Although vosoritide's side effects are mostly mild and easy to handle, patients may discontinue it if they cannot tolerate daily injections and manage injection-site reactions, including pain. Moreover, although it greatly speeds up the annualized growth velocity (AGV), the response to vosoritide can vary across regions and institutions and vary in both magnitude and timing depending on the dose, duration, and timing of these assessments. Providers must inform patients and their families about the data from the vosoritide clinical trial. International consensus guidance is required to support the use of vosoritide in clinical practice [11–13].
Although its first approved medications in 2021 have efficacy and safety, there's a shortage of practical guidance. Due to the rarity of ACH, there are only a limited number of patients. Therefore, it is crucial to investigate the different aspects of utilizing vosoritide in clinical settings and share the knowledge acquired from early experiences in the published clinical trials.

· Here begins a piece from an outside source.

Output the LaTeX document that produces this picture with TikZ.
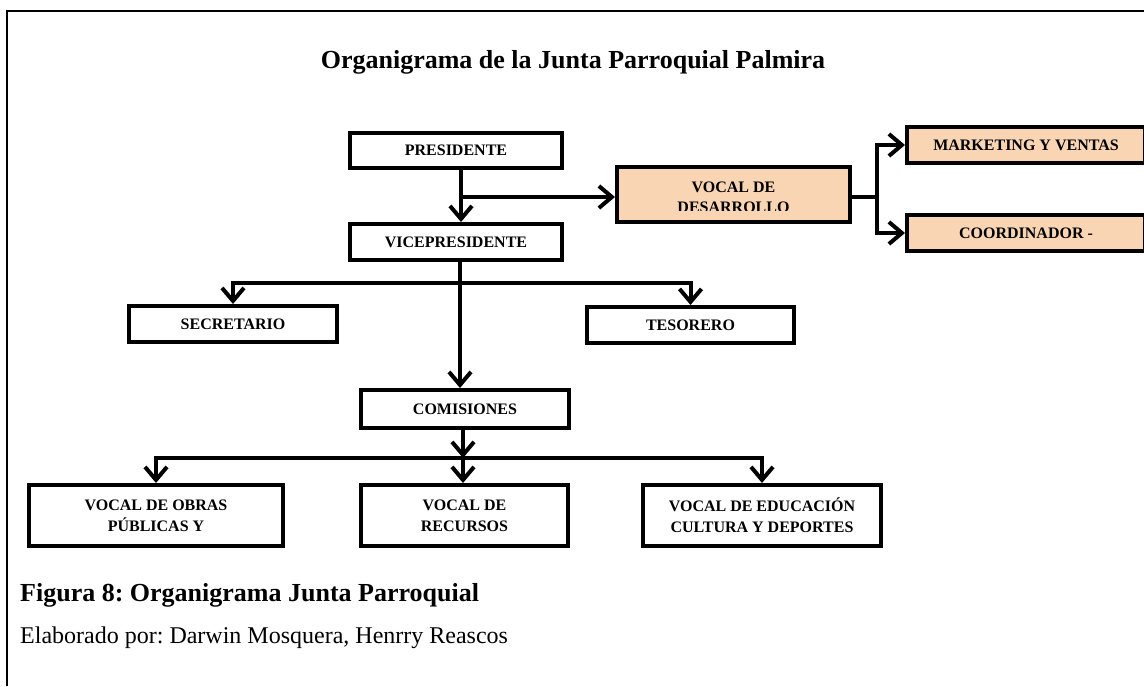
\documentclass[tikz,border=0pt]{standalone}
\usepackage{fontspec}
\setmainfont{Liberation Serif}
\usetikzlibrary{arrows.meta}
\definecolor{peach}{RGB}{250,213,180}
\frenchspacing
\begin{document}
\begin{tikzpicture}[x=1pt,y=-1pt,
  box/.style={draw,line width=4pt,rectangle,inner sep=0pt,font=\bfseries\fontsize{16}{21}\selectfont,align=center},
  conn/.style={line width=4pt},
  arr/.style={conn,-{Straight Barb[length=13pt,width=22pt]}}]
\useasboundingbox (0,0) rectangle (1144,686);
% frame
\draw[line width=2pt] (7,686) -- (7,11) -- (1146,11);
% title
\node[font=\bfseries\fontsize{26}{30}\selectfont] (title) at (573,62) {Organigrama de la Junta Parroquial Palmira};
% boxes
\node[box, minimum width=212pt, minimum height=35pt] (pres) at (456,150.5) {PRESIDENTE};
\node[box, minimum width=212pt, minimum height=36pt] (vice) at (456,242) {VICEPRESIDENTE};
\node[box, fill=peach, minimum width=233pt, minimum height=55pt] (desa) at (733.5,194.5) {};
\begin{scope}
\clip (619,169) rectangle (848,210);
\node[font=\bfseries\fontsize{16}{20}\selectfont, align=center, inner sep=0pt] (desatext) at (733.5,197.5) {VOCAL DE\\DESARROLLO};
\end{scope}
\node[box, fill=peach, minimum width=238pt, minimum height=36pt] (mark) at (1026,145) {MARKETING Y VENTAS};
\node[box, fill=peach, minimum width=238pt, minimum height=36pt] (coord) at (1026,233) {COORDINADOR -};
\node[box, minimum width=208pt, minimum height=36pt] (secr) at (233,324) {SECRETARIO};
\node[box, minimum width=207pt, minimum height=36pt] (teso) at (690.5,325) {TESORERO};
\node[box, minimum width=208pt, minimum height=38pt] (comi) at (465,409) {COMISIONES};
\node[box, minimum width=254pt, minimum height=61pt] (obras) at (156,515.5) {VOCAL DE OBRAS\\PÚBLICAS Y};
\node[box, minimum width=207pt, minimum height=61pt] (recu) at (464.5,515.5) {VOCAL DE\\RECURSOS};
\node[box, minimum width=238pt, minimum height=61pt] (educ) at (762,515.5) {VOCAL DE EDUCACIÓN\\CULTURA Y DEPORTES};
% connectors
\coordinate (j1) at (461,197);
\draw[arr] (pres.south -| j1) -- (vice.north -| j1);
\draw[arr] (j1) -- (j1 -| desa.west);
\coordinate (j2) at (877,197);
\draw[conn] (desa.east |- j2) -- (j2);
\draw[arr] (j2) |- (mark.west);
\draw[arr] (j2) |- (coord.west);
\coordinate (j5) at (460,283);
\draw[arr] (vice.south -| j5) -- (comi.north -| j5);
\draw[arr] (j5) -| (secr.north);
\draw[arr] (j5) -| (teso.north);
\coordinate (j6) at (463,458);
\draw[arr] (comi.south -| j6) -- (j6);
\draw[arr] (j6) -| (obras.north);
\draw[arr] (j6) -- (recu.north -| j6);
\draw[arr] (j6) -| (educ.north);
% caption
\node[anchor=west, font=\bfseries\fontsize{26}{30}\selectfont, inner sep=0pt] (cap) at (20,595) {Figura 8: Organigrama Junta Parroquial};
\node[anchor=west, font=\fontsize{24}{28}\selectfont, inner sep=0pt] (elab) at (20,638) {Elaborado por: Darwin Mosquera, Henrry Reascos};
\end{tikzpicture}
\end{document}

Therefore we conducted this systematic review and dose-related meta-analysis aim to provide a more robust understanding of the potential benefits and risks associated with vosoritide and comprehensively evaluating their efficacy and safety through the following objectives: systematically analyzing data from relevant randomized controlled trials (RCTs) until April 2024 to examine the effect of different vosoritide doses on height from baseline (represented as z-scores), annualized growth velocity (AGV), the upper-to-lower body segment ratio (ULBR), changes in growth velocity (a measure of linear growth over time), and safety profiles (the frequency of adverse effects)